Acqua e decarbonizzazione. Sono queste le due lenti che fanno da cartina di tornasole per la durabilità e la discontinuità del cambiamento. Parto da una prima considerazione: l’acqua va conservata nella sua rinnovabilità come parte del ciclo delle nuove energie e della stessa produzione di idrogeno verde, anziché sprecata nelle turbine e nelle caldaie alimentate a metano o in funzione di una mobilità invariata, seppure con motori elettrici. In buona sostanza, c’è da chiedersi quale sia il consumo e il risparmio di acqua e la sua distribuzione e accessibilità in funzione di un sistema energetico che valga per il Nord e per il Sud del mondo, che curi la salute del Pianeta e, insieme, assicuri giustizia sociale.

Per avere un’idea di quanto il bene acqua sia trascurato negli scenari in uso alle tecnocrazie, si consideri lo studio dell’ufficio parlamentare francese per le nuove tecnologie che ritiene necessari 400 reattori nucleari da 1 GW per produrre l’idrogeno previsto dai Paesi OCSE al 2050. Ovvero, sulla base dell’acqua che circolerebbe nelle centrali a fissione nel mondo, un consumo di 12 milioni di litri al secondo! Da dove prelevare un volume simile e come rimetterlo in circolo nella fragilissima pellicola che avvolge la Terra?
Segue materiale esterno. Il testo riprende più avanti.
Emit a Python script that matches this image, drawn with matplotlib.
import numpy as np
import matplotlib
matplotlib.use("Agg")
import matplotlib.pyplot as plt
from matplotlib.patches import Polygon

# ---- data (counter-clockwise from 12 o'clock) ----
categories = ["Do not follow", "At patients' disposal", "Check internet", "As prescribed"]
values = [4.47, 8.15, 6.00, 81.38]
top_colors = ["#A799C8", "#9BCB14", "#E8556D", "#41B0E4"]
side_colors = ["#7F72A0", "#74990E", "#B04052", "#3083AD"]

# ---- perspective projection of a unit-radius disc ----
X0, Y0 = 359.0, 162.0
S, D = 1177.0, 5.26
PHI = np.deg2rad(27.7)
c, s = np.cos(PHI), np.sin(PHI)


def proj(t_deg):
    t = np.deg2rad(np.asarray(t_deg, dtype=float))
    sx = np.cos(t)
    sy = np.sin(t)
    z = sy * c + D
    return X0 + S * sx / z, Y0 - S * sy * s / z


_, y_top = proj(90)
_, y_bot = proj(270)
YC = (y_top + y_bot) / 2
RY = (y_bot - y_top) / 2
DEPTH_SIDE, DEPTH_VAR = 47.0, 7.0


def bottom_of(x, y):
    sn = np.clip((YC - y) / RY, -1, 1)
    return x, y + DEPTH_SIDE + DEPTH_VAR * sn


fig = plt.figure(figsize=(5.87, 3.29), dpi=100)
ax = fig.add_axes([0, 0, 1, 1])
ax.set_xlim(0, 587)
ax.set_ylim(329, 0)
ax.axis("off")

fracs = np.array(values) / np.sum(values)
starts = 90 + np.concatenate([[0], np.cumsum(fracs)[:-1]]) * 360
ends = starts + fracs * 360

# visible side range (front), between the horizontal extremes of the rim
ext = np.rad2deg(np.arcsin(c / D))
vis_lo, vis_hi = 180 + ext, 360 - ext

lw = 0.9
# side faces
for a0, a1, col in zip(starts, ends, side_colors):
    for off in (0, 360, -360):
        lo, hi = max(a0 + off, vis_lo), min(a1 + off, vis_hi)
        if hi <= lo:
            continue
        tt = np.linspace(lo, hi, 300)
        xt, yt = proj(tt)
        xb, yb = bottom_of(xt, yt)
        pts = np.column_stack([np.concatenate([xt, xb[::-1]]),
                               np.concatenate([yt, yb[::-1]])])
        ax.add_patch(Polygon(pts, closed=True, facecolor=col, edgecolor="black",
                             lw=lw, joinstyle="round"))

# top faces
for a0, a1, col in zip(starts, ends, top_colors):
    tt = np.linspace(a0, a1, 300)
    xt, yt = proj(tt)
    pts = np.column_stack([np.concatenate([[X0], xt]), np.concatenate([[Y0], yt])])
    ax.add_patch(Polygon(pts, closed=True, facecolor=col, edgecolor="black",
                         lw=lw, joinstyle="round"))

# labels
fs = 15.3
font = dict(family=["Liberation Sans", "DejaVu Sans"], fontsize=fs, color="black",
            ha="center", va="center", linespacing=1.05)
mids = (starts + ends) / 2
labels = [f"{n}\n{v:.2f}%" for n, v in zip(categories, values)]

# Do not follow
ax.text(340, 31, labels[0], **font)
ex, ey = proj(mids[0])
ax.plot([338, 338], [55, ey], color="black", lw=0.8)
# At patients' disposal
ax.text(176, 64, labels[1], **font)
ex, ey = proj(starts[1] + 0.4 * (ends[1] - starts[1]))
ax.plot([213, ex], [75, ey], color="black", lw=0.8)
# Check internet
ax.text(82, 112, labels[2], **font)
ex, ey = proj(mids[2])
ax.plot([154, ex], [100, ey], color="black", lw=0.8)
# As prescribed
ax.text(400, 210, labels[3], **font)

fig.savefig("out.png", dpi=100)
Certamente è d’obbligo ottenere idrogeno verde dalle rinnovabili, ma, anche in questo caso, i metalli incorporati nelle nuove infrastrutture terranno conto di una escavazione che inquina masse d’acqua sempre maggiori? E non dimentichiamoci che molti metalli si trovano incistati in fossili che dobbiamo tenere sottoterra, se non vogliamo che la loro combustione dissemini di polveri dannose l’atmosfera.

In definitiva, tutti i cicli che prendiamo in considerazione dovrebbero per lo meno assicurare il massimo di riproducibilità e il minimo di entropia per l’ambiente in cui si completano: niente risulta più evidente all’esperienza umana del degrado dell’acqua e dell’effetto dei fumi che inquinano i laghi, i mari, l’atmosfera. Senza una diminuzione dei flussi di materia e di energia impiegati nei cicli produttivi, il sistema economico non riuscirà mai a rientrare in una traiettoria di compatibilità con l’ambiente, a meno che si cambino i consumi e le pratiche sociali.

C’è sentore di tutto ciò nel Pnrr e nel dibattito in corso, al di fuori delle associazioni e dei territori più avvertiti? Se si lascia decidere cosa, come e quanto produrre alle libere forze economiche di mercato non vi sarà nessuna transizione ecologica, ma solo un inseguimento senza fine della crescita del fabbisogno di nuova energia (fosse anche tutta da “fonti rinnovabili”), dello spreco insostenibile di acqua e di estrazione di materiali sempre più rari e critici.